-- WHAT YOU HAVE TO DO --
Transcribe all of the material below word for word and leave out its pictures.
****
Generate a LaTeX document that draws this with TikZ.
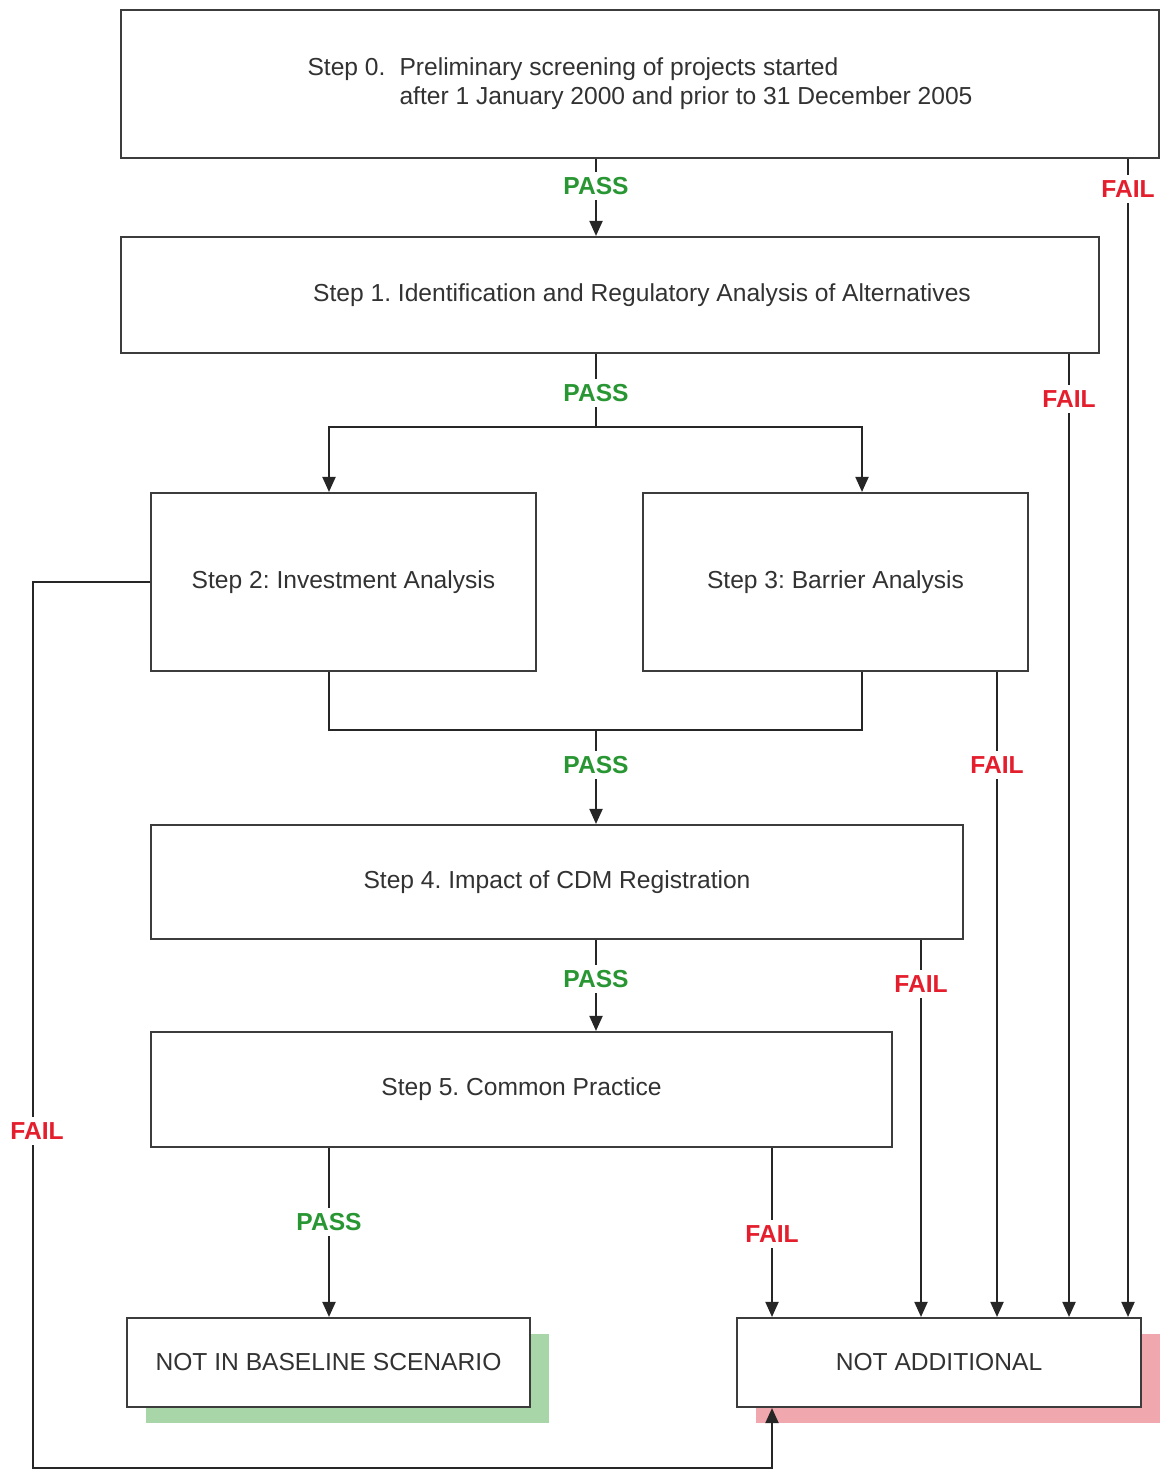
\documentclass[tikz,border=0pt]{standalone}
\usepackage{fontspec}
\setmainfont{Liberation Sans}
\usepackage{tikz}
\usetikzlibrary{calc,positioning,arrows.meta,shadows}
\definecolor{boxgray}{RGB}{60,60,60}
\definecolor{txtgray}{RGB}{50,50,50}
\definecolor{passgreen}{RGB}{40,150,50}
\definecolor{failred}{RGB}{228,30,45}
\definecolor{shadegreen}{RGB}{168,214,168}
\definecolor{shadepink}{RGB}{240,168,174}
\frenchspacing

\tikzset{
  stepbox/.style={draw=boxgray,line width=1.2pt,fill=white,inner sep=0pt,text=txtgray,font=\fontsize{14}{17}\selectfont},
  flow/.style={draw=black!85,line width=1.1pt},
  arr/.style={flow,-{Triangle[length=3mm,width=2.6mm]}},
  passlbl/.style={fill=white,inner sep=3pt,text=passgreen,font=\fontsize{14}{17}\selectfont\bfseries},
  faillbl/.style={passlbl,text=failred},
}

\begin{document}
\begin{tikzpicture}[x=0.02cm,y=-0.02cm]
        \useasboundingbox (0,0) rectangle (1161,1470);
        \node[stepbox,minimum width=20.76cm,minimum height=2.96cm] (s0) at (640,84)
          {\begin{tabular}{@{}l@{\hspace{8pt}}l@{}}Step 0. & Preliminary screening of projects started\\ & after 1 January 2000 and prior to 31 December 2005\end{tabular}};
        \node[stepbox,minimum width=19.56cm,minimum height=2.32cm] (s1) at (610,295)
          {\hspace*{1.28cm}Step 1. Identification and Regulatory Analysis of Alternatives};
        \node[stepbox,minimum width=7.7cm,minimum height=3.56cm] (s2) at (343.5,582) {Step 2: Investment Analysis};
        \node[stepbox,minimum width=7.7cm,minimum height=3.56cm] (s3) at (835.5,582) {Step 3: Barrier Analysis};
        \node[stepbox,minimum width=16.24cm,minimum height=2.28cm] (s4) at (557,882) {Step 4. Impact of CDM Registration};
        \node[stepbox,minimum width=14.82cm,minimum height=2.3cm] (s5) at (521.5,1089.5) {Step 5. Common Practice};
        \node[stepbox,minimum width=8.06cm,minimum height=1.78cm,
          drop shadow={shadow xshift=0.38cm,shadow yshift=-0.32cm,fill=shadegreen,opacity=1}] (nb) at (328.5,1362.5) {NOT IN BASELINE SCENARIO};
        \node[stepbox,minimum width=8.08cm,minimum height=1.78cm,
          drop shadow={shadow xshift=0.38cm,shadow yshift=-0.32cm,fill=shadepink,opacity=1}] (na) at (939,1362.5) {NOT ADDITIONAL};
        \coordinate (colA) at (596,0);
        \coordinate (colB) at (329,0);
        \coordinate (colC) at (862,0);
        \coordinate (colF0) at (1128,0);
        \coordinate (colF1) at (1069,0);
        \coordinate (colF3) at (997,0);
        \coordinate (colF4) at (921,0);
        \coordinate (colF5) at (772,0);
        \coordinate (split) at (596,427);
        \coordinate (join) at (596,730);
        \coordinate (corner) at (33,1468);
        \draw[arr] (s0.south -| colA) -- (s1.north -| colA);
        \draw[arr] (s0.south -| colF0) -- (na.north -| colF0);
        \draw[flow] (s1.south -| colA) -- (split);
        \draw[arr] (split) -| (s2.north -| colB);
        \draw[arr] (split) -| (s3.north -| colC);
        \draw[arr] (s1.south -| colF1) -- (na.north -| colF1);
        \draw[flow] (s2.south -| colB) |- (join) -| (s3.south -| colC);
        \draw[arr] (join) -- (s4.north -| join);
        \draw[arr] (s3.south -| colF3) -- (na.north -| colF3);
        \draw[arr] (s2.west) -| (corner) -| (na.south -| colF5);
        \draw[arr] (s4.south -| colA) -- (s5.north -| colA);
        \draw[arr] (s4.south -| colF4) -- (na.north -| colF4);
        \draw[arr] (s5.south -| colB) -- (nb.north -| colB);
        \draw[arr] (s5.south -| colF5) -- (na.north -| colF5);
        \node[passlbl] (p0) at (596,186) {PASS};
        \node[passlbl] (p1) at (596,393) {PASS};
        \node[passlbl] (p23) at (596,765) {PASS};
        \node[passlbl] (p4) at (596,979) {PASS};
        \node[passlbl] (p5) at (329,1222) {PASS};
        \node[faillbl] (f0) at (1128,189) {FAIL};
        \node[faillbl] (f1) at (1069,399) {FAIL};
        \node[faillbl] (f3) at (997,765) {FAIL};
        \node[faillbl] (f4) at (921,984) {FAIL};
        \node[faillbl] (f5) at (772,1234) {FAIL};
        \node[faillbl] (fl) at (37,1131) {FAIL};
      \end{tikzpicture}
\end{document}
****
-- WRITTEN SOLUTION --
Generate a LaTeX document that draws this with TikZ.
\documentclass[tikz,border=0pt]{standalone}
\usepackage{fontspec}
\setmainfont{Liberation Sans}
\usepackage{tikz}
\usetikzlibrary{calc,positioning,arrows.meta,shadows}
\definecolor{boxgray}{RGB}{60,60,60}
\definecolor{txtgray}{RGB}{50,50,50}
\definecolor{passgreen}{RGB}{40,150,50}
\definecolor{failred}{RGB}{228,30,45}
\definecolor{shadegreen}{RGB}{168,214,168}
\definecolor{shadepink}{RGB}{240,168,174}
\frenchspacing

\tikzset{
  stepbox/.style={draw=boxgray,line width=1.2pt,fill=white,inner sep=0pt,text=txtgray,font=\fontsize{14}{17}\selectfont},
  flow/.style={draw=black!85,line width=1.1pt},
  arr/.style={flow,-{Triangle[length=3mm,width=2.6mm]}},
  passlbl/.style={fill=white,inner sep=3pt,text=passgreen,font=\fontsize{14}{17}\selectfont\bfseries},
  faillbl/.style={passlbl,text=failred},
}

\begin{document}
\begin{tikzpicture}[x=0.02cm,y=-0.02cm]
        \useasboundingbox (0,0) rectangle (1161,1470);
        \node[stepbox,minimum width=20.76cm,minimum height=2.96cm] (s0) at (640,84)
          {\begin{tabular}{@{}l@{\hspace{8pt}}l@{}}Step 0. & Preliminary screening of projects started\\ & after 1 January 2000 and prior to 31 December 2005\end{tabular}};
        \node[stepbox,minimum width=19.56cm,minimum height=2.32cm] (s1) at (610,295)
          {\hspace*{1.28cm}Step 1. Identification and Regulatory Analysis of Alternatives};
        \node[stepbox,minimum width=7.7cm,minimum height=3.56cm] (s2) at (343.5,582) {Step 2: Investment Analysis};
        \node[stepbox,minimum width=7.7cm,minimum height=3.56cm] (s3) at (835.5,582) {Step 3: Barrier Analysis};
        \node[stepbox,minimum width=16.24cm,minimum height=2.28cm] (s4) at (557,882) {Step 4. Impact of CDM Registration};
        \node[stepbox,minimum width=14.82cm,minimum height=2.3cm] (s5) at (521.5,1089.5) {Step 5. Common Practice};
        \node[stepbox,minimum width=8.06cm,minimum height=1.78cm,
          drop shadow={shadow xshift=0.38cm,shadow yshift=-0.32cm,fill=shadegreen,opacity=1}] (nb) at (328.5,1362.5) {NOT IN BASELINE SCENARIO};
        \node[stepbox,minimum width=8.08cm,minimum height=1.78cm,
          drop shadow={shadow xshift=0.38cm,shadow yshift=-0.32cm,fill=shadepink,opacity=1}] (na) at (939,1362.5) {NOT ADDITIONAL};
        \coordinate (colA) at (596,0);
        \coordinate (colB) at (329,0);
        \coordinate (colC) at (862,0);
        \coordinate (colF0) at (1128,0);
        \coordinate (colF1) at (1069,0);
        \coordinate (colF3) at (997,0);
        \coordinate (colF4) at (921,0);
        \coordinate (colF5) at (772,0);
        \coordinate (split) at (596,427);
        \coordinate (join) at (596,730);
        \coordinate (corner) at (33,1468);
        \draw[arr] (s0.south -| colA) -- (s1.north -| colA);
        \draw[arr] (s0.south -| colF0) -- (na.north -| colF0);
        \draw[flow] (s1.south -| colA) -- (split);
        \draw[arr] (split) -| (s2.north -| colB);
        \draw[arr] (split) -| (s3.north -| colC);
        \draw[arr] (s1.south -| colF1) -- (na.north -| colF1);
        \draw[flow] (s2.south -| colB) |- (join) -| (s3.south -| colC);
        \draw[arr] (join) -- (s4.north -| join);
        \draw[arr] (s3.south -| colF3) -- (na.north -| colF3);
        \draw[arr] (s2.west) -| (corner) -| (na.south -| colF5);
        \draw[arr] (s4.south -| colA) -- (s5.north -| colA);
        \draw[arr] (s4.south -| colF4) -- (na.north -| colF4);
        \draw[arr] (s5.south -| colB) -- (nb.north -| colB);
        \draw[arr] (s5.south -| colF5) -- (na.north -| colF5);
        \node[passlbl] (p0) at (596,186) {PASS};
        \node[passlbl] (p1) at (596,393) {PASS};
        \node[passlbl] (p23) at (596,765) {PASS};
        \node[passlbl] (p4) at (596,979) {PASS};
        \node[passlbl] (p5) at (329,1222) {PASS};
        \node[faillbl] (f0) at (1128,189) {FAIL};
        \node[faillbl] (f1) at (1069,399) {FAIL};
        \node[faillbl] (f3) at (997,765) {FAIL};
        \node[faillbl] (f4) at (921,984) {FAIL};
        \node[faillbl] (f5) at (772,1234) {FAIL};
        \node[faillbl] (fl) at (37,1131) {FAIL};
      \end{tikzpicture}
\end{document}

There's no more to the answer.